Freshers at some Oxford and Cambridge colleges will be attending compulsory sexual consent workshops as they start university next month.
The historical institutions are among those acting on evidence of widespread sexual harassment experienced by students, which has sparked campaigns nationwide.
A survey by the National Union of Students (NUS) released earlier this month revealed that one in four UK students have experienced unwanted sexual advances, including catcalling, groping and assault.
“These stats show that harassment is rife on campus, but we still we keep hearing from universities that there is no fear, no intimidation, no problem - well this new research says otherwise,” NUS President Toni Pearce said.
A separate study at Cambridge University in April found that more than three quarters of students had been sexually harassed and many seriously assaulted, mostly in night clubs but also in the supposed safety of colleges.
The findings inspired a Cambridge student, Francesca Ebel, to speak out about her experience of rape by an acquaintance at a party three years before.
Cambridge University’s student union has now organised half-hour consent workshops that will be compulsory in half of its colleges, the Guardian reported.
A sexual consent campaign organised by the university’s women’s committee said it aims to tackle “myths, misunderstandings and problematic perspectives” about rape and harassment.
It defines consent as the “active and willing participation in sexual activity”, which cannot be assumed and “means that both parties had the freedom and capacity to make the choice”.
The NUS is also piloting an “I heart consent” programme at 20 universities and colleges.

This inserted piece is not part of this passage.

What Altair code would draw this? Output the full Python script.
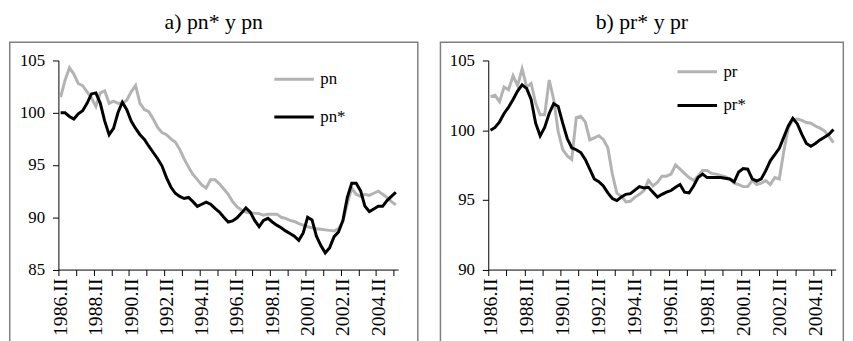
import json
import altair as alt
import pandas as pd

FONT = "Liberation Serif, Times New Roman, DejaVu Serif, serif"

# ---- data -------------------------------------------------------------
tick_labels = ["1986.II", "1988.II", "1990.II", "1992.II", "1994.II",
               "1996.II", "1998.II", "2000.II", "2002.II", "2004.II"]
roman = ["I", "II", "III", "IV"]
quarters = [f"{1986 + (q + 1) // 4}.{roman[(q + 1) % 4]}" for q in range(77)]

pn = [101.5, 103.1, 104.3, 103.7, 102.8, 102.6, 102.0, 101.4, 100.6, 101.9,
      102.1, 100.9, 101.1, 100.9, 100.9, 101.2, 102.0, 102.6, 100.9, 100.3,
      100.1, 99.4, 98.6, 98.1, 97.9, 97.5, 97.2, 96.5, 95.6, 94.8,
      94.1, 93.6, 93.1, 92.8, 93.6, 93.6, 93.2, 92.7, 92.2, 91.5,
      91.0, 90.7, 90.5, 90.4, 90.4, 90.35, 90.2, 90.3, 90.3, 90.3,
      90.0, 89.9, 89.7, 89.6, 89.4, 89.25, 89.1, 89.0, 88.9, 88.85,
      88.8, 88.75, 88.7, 88.9, 89.6, 91.3, 92.8, 92.2, 92.0, 92.2,
      92.1, 92.3, 92.5, 92.2, 91.9, 91.5, 91.2]

pn_star = [100.0, 100.0, 99.65, 99.4, 99.9, 100.2, 100.9, 101.8, 101.9, 100.9,
           99.2, 97.9, 98.5, 100.0, 101.0, 100.3, 99.2, 98.5, 97.9, 97.45,
           96.8, 96.2, 95.6, 94.9, 93.8, 92.9, 92.3, 92.0, 91.8, 91.9,
           91.5, 91.05, 91.25, 91.45, 91.25, 90.85, 90.5, 90.0, 89.55, 89.65,
           89.95, 90.4, 90.9, 90.5, 89.7, 89.1, 89.7, 89.9, 89.55, 89.25,
           89.0, 88.7, 88.45, 88.2, 87.8, 88.5, 90.0, 89.75, 88.2, 87.3,
           86.6, 87.1, 88.15, 88.6, 89.7, 91.9, 93.25, 93.25, 92.55, 91.05,
           90.55, 90.8, 91.05, 91.05, 91.6, 92.0, 92.4]

pr = [102.4, 102.5, 102.05, 103.1, 102.9, 103.9, 103.2, 104.4, 103.1, 103.35,
      101.95, 101.1, 101.1, 103.6, 102.2, 99.9, 98.6, 98.15, 97.9, 100.9,
      101.0, 100.6, 99.3, 99.45, 99.6, 99.34, 98.74, 96.85, 95.48, 95.25,
      94.85, 94.9, 95.2, 95.4, 95.67, 96.4, 96.0, 96.26, 96.7, 96.7,
      96.85, 97.5, 97.2, 96.9, 96.6, 96.4, 96.7, 97.1, 97.1, 96.9,
      96.85, 96.75, 96.66, 96.5, 96.2, 96.1, 95.95, 95.95, 96.38, 96.1,
      96.2, 96.38, 96.1, 96.6, 96.5, 98.5, 100.16, 100.75, 100.8, 100.7,
      100.55, 100.5, 100.3, 100.15, 99.95, 99.55, 99.1]

pr_star = [100.0, 100.2, 100.6, 101.2, 101.65, 102.2, 102.8, 103.25, 103.0, 102.2,
           100.5, 99.6, 100.2, 101.2, 101.9, 101.7, 100.5, 99.4, 98.74, 98.6,
           98.4, 97.9, 97.2, 96.5, 96.3, 96.0, 95.5, 95.1, 94.95, 95.2,
           95.4, 95.45, 95.7, 95.95, 95.86, 95.9, 95.55, 95.2, 95.4, 95.55,
           95.67, 95.9, 96.1, 95.55, 95.5, 96.0, 96.6, 96.85, 96.6, 96.6,
           96.6, 96.6, 96.55, 96.5, 96.3, 97.0, 97.25, 97.2, 96.5, 96.35,
           96.5, 97.1, 97.8, 98.25, 98.7, 99.5, 100.3, 100.85, 100.45, 99.7,
           99.05, 98.85, 99.05, 99.3, 99.5, 99.7, 100.05]

GRAY = "#b3b3b3"
FRAME = "#808080"
H = 211.6


def long_df(names, series):
    rows = []
    for name, vals in zip(names, series):
        for i, v in enumerate(vals):
            rows.append({"idx": i, "quarter": quarters[i], "value": v, "serie": name})
    return pd.DataFrame(rows)


def panel(df, names, ydom, yvals, W, frame, leg_x, leg_y, row_pad, title):
    cw = W / 77.0
    label_expr = ("datum.value % 8 === 0 ? " + json.dumps(tick_labels)
                  + "[datum.value / 8] : ''")
    x_axis = alt.Axis(
        values=list(range(0, 77, 4)), labelExpr=label_expr,
        tickOffset=-cw / 2, labelOffset=cw / 2,
        labelAngle=-90, labelAlign="right", labelBaseline="middle",
        labelOverlap=False, labelFlush=False, labelPadding=2.5,
        labelFont=FONT, labelFontSize=20, labelColor="black",
        tickSize=6, tickColor="black", domainColor="black",
        grid=False, title=None,
    )
    y_axis = alt.Axis(
        values=yvals, format="d", tickSize=6, tickColor="black",
        domainColor="black", labelFont=FONT, labelFontSize=17,
        labelColor="black", labelPadding=8, grid=False, title=None,
    )
    lines = alt.Chart(df).mark_line(strokeWidth=3).encode(
        x=alt.X("idx:Q", scale=alt.Scale(domain=[-0.5, 76.5], nice=False, zero=False),
                axis=x_axis),
        y=alt.Y("value:Q", scale=alt.Scale(domain=ydom, nice=False, zero=False),
                axis=y_axis),
        color=alt.Color(
            "serie:N",
            scale=alt.Scale(domain=names, range=[GRAY, "black"]),
            legend=alt.Legend(
                orient="none", legendX=leg_x, legendY=leg_y, title=None,
                symbolType="stroke", symbolSize=1600, symbolStrokeWidth=3,
                labelFont=FONT, labelFontSize=17, labelColor="black",
                labelOffset=5, rowPadding=row_pad, padding=0,
            ),
        ),
        order=alt.Order("idx:Q"),
    )
    fx1, fx2, fy1, fy2 = frame
    box = alt.Chart(pd.DataFrame({"f": [0]})).mark_rect(
        filled=False, stroke=FRAME, strokeWidth=1.5
    ).encode(x=alt.value(fx1), x2=alt.value(fx2), y=alt.value(fy1), y2=alt.value(fy2))
    return alt.layer(box, lines).properties(
        width=W, height=H,
        title=alt.TitleParams(title, frame="bounds", anchor="middle", font=FONT,
                              fontSize=22, fontWeight="normal", color="black",
                              baseline="bottom", offset=-14),
    )


df_a = long_df(["pn", "pn*"], [pn, pn_star])
df_b = long_df(["pr", "pr*"], [pr, pr_star])

left = panel(df_a, ["pn", "pn*"], [85, 105], [85, 90, 95, 100, 105], 343.7,
             (-49.25, 363.7, -18.4, 300), 217, -2.4, 8, "a) pn* y pn")
right = panel(df_b, ["pr", "pr*"], [90, 105], [90, 95, 100, 105], 351.6,
              (-48.4, 359.3, -18.4, 300), 190, -10, 4, "b) pr* y pr")

chart = alt.hconcat(left, right, spacing=20).resolve_scale(
    color="independent", y="independent", x="independent"
).properties(padding=0).configure_view(stroke="transparent")

chart.save("out.html", embed_options={"renderer": "svg", "actions": False})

Oxford is reportedly holding compulsory consent sessions in some colleges after a student calling herself Maria Marcello spoke out about being raped.
In a blog published in The Independent, she wrote that after she was attacked while unconscious at a party, she felt pressured into dropping charges by police who told her the case would fail in court.
Welfare staff at her Oxford college largely ignored her, she claimed, and her alleged attacker received only a “minor reprimand”.